The delivery of new cities, large residential housing (including low-income schemes) and infrastructural projects in Africa have been delayed or stopped altogether by various types of disputes, for example, disputes between land owners and buyers, developers and contractors, developers and the financiers, developers and communities and disputes among the joint-venture partner. 

This paper will analyse the problem and propose solutions from an Alternative Dispute Resolution (ADR) perspective with reference to the Arbitration Acts in use in various parts of Africa. It will highlight case studies of real estate projects that have been frustrated by such disputes and success stories in which ADR resolved disputes promptly. It will also discuss court cases in which courts have supported the use of ADR in resolving such disputes privately.

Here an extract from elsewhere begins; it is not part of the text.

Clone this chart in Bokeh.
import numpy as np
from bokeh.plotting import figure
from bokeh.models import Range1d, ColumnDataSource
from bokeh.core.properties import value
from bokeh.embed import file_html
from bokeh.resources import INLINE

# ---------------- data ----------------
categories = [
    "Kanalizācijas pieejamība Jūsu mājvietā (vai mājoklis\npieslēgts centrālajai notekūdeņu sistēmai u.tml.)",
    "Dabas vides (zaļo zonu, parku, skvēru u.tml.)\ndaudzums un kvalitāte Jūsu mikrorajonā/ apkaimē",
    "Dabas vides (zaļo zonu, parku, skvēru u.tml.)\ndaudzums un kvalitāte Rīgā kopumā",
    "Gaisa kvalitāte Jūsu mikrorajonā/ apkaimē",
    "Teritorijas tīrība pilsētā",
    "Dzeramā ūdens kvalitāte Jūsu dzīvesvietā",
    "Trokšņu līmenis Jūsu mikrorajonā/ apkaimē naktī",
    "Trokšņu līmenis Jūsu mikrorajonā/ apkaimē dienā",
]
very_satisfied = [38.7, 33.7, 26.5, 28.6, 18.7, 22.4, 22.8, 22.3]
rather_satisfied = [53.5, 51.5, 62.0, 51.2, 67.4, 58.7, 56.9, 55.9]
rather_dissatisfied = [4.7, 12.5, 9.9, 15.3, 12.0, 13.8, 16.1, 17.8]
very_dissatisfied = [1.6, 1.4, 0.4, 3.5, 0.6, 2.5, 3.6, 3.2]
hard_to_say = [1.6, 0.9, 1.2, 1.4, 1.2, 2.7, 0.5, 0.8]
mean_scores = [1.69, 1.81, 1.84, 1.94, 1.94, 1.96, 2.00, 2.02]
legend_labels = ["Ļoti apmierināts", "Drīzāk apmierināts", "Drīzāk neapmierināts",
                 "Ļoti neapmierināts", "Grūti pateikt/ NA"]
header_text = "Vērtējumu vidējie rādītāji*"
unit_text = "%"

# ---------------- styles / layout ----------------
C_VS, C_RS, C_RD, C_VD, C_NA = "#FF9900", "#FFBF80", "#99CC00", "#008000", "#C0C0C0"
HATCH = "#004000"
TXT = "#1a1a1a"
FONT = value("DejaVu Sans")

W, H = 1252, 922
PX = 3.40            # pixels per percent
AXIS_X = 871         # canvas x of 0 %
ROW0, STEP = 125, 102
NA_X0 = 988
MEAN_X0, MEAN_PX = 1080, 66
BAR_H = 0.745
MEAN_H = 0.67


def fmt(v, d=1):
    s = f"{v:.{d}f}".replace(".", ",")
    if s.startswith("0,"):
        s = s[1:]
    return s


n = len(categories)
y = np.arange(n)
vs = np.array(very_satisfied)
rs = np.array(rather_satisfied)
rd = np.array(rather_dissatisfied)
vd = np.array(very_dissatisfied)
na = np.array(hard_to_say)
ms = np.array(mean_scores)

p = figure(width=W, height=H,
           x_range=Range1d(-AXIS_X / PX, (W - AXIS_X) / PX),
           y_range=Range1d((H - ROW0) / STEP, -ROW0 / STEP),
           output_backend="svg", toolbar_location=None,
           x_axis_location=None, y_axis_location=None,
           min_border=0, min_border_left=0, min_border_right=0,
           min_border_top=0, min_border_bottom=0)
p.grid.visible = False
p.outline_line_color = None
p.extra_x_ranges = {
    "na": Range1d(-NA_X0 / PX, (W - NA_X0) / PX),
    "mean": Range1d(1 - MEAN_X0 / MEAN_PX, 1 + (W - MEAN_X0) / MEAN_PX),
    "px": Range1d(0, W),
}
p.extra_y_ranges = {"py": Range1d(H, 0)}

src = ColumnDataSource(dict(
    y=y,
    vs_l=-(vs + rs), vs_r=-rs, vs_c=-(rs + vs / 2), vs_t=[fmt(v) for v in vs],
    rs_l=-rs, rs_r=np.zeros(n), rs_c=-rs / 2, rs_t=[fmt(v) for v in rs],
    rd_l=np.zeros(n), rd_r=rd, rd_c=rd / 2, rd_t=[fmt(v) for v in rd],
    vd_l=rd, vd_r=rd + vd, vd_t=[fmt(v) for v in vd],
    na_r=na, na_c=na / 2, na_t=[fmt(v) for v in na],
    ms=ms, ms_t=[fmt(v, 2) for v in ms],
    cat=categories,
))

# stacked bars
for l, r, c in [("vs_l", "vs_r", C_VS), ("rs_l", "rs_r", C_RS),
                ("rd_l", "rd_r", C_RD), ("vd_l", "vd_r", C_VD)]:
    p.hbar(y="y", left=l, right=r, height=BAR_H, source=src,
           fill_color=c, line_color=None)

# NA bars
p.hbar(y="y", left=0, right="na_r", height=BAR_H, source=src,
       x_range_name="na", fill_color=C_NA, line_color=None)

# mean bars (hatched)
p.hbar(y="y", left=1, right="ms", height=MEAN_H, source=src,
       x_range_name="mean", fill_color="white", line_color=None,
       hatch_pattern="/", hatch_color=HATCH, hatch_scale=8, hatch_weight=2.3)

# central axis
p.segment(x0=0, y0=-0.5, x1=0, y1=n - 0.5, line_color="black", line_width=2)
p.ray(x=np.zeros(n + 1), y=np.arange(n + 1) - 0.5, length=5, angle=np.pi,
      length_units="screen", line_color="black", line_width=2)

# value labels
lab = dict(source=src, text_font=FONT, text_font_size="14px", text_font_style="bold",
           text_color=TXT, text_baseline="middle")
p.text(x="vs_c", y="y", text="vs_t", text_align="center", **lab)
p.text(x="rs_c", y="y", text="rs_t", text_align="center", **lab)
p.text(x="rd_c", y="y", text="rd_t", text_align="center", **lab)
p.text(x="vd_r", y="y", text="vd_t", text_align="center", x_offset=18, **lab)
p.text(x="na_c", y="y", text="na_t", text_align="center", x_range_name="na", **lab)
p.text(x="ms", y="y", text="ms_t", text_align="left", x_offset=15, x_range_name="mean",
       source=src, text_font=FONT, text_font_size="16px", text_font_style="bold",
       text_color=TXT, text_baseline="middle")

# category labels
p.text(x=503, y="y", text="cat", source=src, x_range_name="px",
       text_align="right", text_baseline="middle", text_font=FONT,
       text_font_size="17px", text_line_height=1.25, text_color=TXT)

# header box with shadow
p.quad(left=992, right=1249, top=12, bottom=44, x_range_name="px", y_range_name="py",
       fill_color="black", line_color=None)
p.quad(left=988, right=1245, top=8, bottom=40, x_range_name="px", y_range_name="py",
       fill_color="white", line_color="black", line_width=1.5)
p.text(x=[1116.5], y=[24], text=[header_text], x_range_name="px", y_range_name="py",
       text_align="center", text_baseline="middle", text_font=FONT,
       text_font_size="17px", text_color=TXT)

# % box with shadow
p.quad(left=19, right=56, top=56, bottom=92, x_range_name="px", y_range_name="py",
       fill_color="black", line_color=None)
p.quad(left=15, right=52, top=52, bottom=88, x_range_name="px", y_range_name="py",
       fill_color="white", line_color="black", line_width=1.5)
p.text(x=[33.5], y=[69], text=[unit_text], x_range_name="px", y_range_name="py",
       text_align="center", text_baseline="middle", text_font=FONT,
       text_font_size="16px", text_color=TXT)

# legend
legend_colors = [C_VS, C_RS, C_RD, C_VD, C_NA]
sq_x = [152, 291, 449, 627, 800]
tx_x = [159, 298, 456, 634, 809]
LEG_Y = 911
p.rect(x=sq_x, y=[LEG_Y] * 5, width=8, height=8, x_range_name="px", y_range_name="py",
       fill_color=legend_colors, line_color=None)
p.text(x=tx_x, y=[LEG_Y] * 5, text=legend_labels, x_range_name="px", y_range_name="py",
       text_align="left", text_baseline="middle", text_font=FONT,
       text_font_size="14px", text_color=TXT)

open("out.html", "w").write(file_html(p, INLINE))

International and regional international investors feel unsafe in national courts, which could be manipulated by their governments. In any case, courts take long to resolve the disputes, while the losing party typically prolongs the dispute by appealing to a higher court.  Meanwhile, costs escalate while the housing deficit mounts.

ADR is generally a creature of contract between the individual parties through ad hoc contracts. Large donor-funded projects typically incorporate the ADR procedures in use internationally, for example the FIDIC Contracts. Finally, Bilateral Investment Treaties (BITs) have provisions for ADR. The paper will also define the various ADR procedures and comment on their suitability for use singly or in tandem in different scenarios.

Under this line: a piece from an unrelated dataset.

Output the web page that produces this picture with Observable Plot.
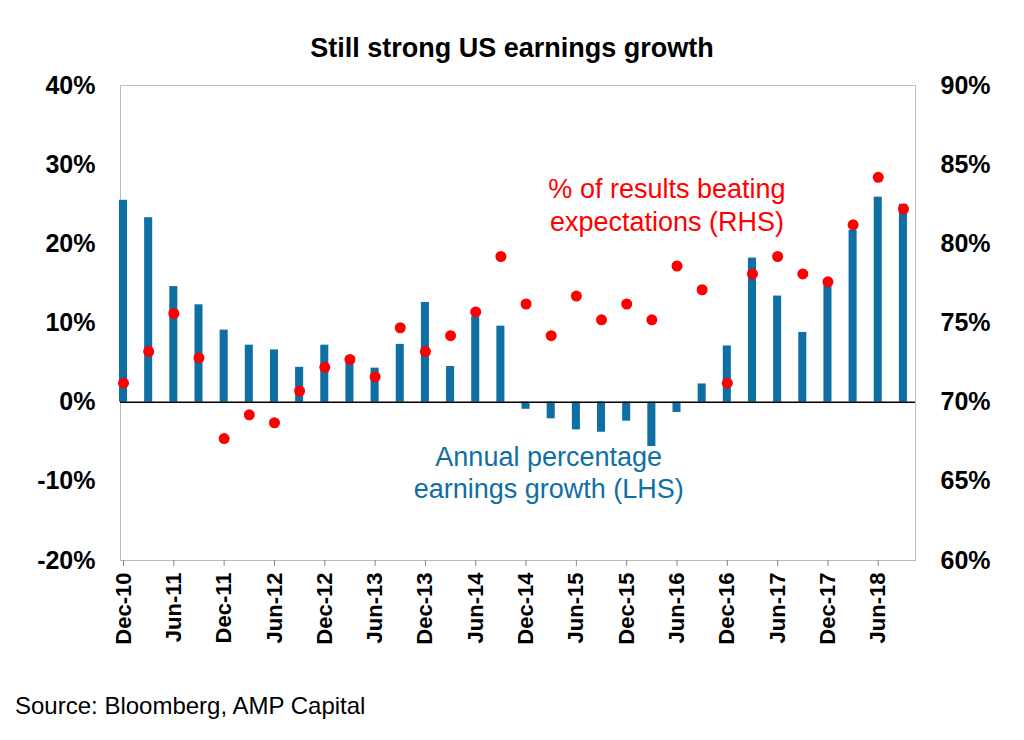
<!DOCTYPE html>
<html><head><meta charset="utf-8">
<script src="https://cdn.jsdelivr.net/npm/d3@7"></script>
<script src="https://cdn.jsdelivr.net/npm/@observablehq/plot@0.6"></script>
<style>
body{margin:0;background:#fff;font-family:"Liberation Sans",Arial,sans-serif;}
#wrap{position:relative;width:1024px;height:740px;}
#title{position:absolute;top:33px;left:0;width:1024px;text-align:center;font-weight:bold;font-size:27px;}
#src{position:absolute;top:692px;left:15px;font-size:24px;}
</style></head><body>
<div id="wrap"><div id="title">Still strong US earnings growth</div><div id="chart"></div><div id="src">Source: Bloomberg, AMP Capital</div></div>
<script>
const quarters = ["Dec-10","Mar-11","Jun-11","Sep-11","Dec-11","Mar-12","Jun-12","Sep-12","Dec-12","Mar-13","Jun-13","Sep-13","Dec-13","Mar-14","Jun-14","Sep-14","Dec-14","Mar-15","Jun-15","Sep-15","Dec-15","Mar-16","Jun-16","Sep-16","Dec-16","Mar-17","Jun-17","Sep-17","Dec-17","Mar-18","Jun-18","Sep-18"];
const growth = [25.5,23.3,14.6,12.3,9.1,7.2,6.6,4.4,7.2,5.0,4.3,7.3,12.6,4.5,10.8,9.6,-0.9,-2.1,-3.5,-3.8,-2.4,-5.6,-1.3,2.3,7.1,18.2,13.4,8.8,14.8,21.7,25.9,25.0];
const beat = [71.2,73.2,75.6,72.8,67.7,69.2,68.7,70.7,72.2,72.7,71.6,74.7,73.2,74.2,75.7,79.2,76.2,74.2,76.7,75.2,76.2,75.2,78.6,77.1,71.2,78.1,79.2,78.1,77.6,81.2,84.2,82.2];
const leftTicks = [-20,-10,0,10,20,30,40];
const rightTicks = [60,65,70,75,80,85,90];
const toLeft = v => (v - 70) * 2;
const data = quarters.map((q,i)=>({i,q,g:growth[i],b:toLeft(beat[i])}));
const xTicks = d3.range(0, quarters.length, 2);
const blue = "#0e6fa3", red = "#ff0000";
const font = "Liberation Sans, Arial, sans-serif";
const chart = Plot.plot({
  width:1024, height:740, marginTop:85, marginBottom:180, marginLeft:120, marginRight:109,
  style:{fontFamily:font, background:"transparent"},
  x:{domain:[-0.12,31.48], axis:null, label:null},
  y:{domain:[-20,40], axis:null, label:null},
  marks:[
    Plot.frame({stroke:"#bbb"}),
    Plot.axisY(leftTicks,{anchor:"left", label:null, tickSize:0, tickPadding:25, tickFormat:d=>d+"%", fontSize:25, fontWeight:"bold", fill:"#000"}),
    Plot.axisY(leftTicks,{anchor:"right", label:null, tickSize:0, tickPadding:25, tickFormat:(d,k)=>rightTicks[k]+"%", textAnchor:"start", fontSize:25, fontWeight:"bold", fill:"#000"}),
    Plot.axisX(xTicks,{anchor:"bottom", label:null, tickSize:6, tickPadding:6, tickRotate:-90, tickFormat:d=>quarters[d], fontSize:22, fontWeight:"bold", fill:"#000", stroke:"#888"}),
    Plot.rectY(data,{x1:d=>d.i-0.16, x2:d=>d.i+0.16, y1:0, y2:"g", fill:blue}),
    Plot.ruleY([0],{stroke:"#000", strokeWidth:1.5}),
    Plot.dot(data,{x:"i", y:"b", r:5.5, fill:red}),
    Plot.text(["% of results beating\nexpectations (RHS)"],{x:21.6, y:25, text:d=>d, fill:red, fontSize:27, lineHeight:1.2}),
    Plot.text(["Annual percentage\nearnings growth (LHS)"],{x:16.9, y:-8.8, text:d=>d, fill:blue, fontSize:27, lineHeight:1.2})
  ]
});
document.getElementById("chart").appendChild(chart);
</script></body></html>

The legal recognition of mechanisms to resolve such disputes out of court through internationally recognised procedures boosts investor confidence among domestic, regional and international investors. So does a framework through which courts can enforce the decisions of the ADR procedures.

ADR has generally been resolved by Europe-based dispute resolvers using procedures developed in Europe. This is likely to change following the emergence of ADR institutions in East and Central Africa. An attempt will be made to quantify the number of professional dispute resolvers in Africa.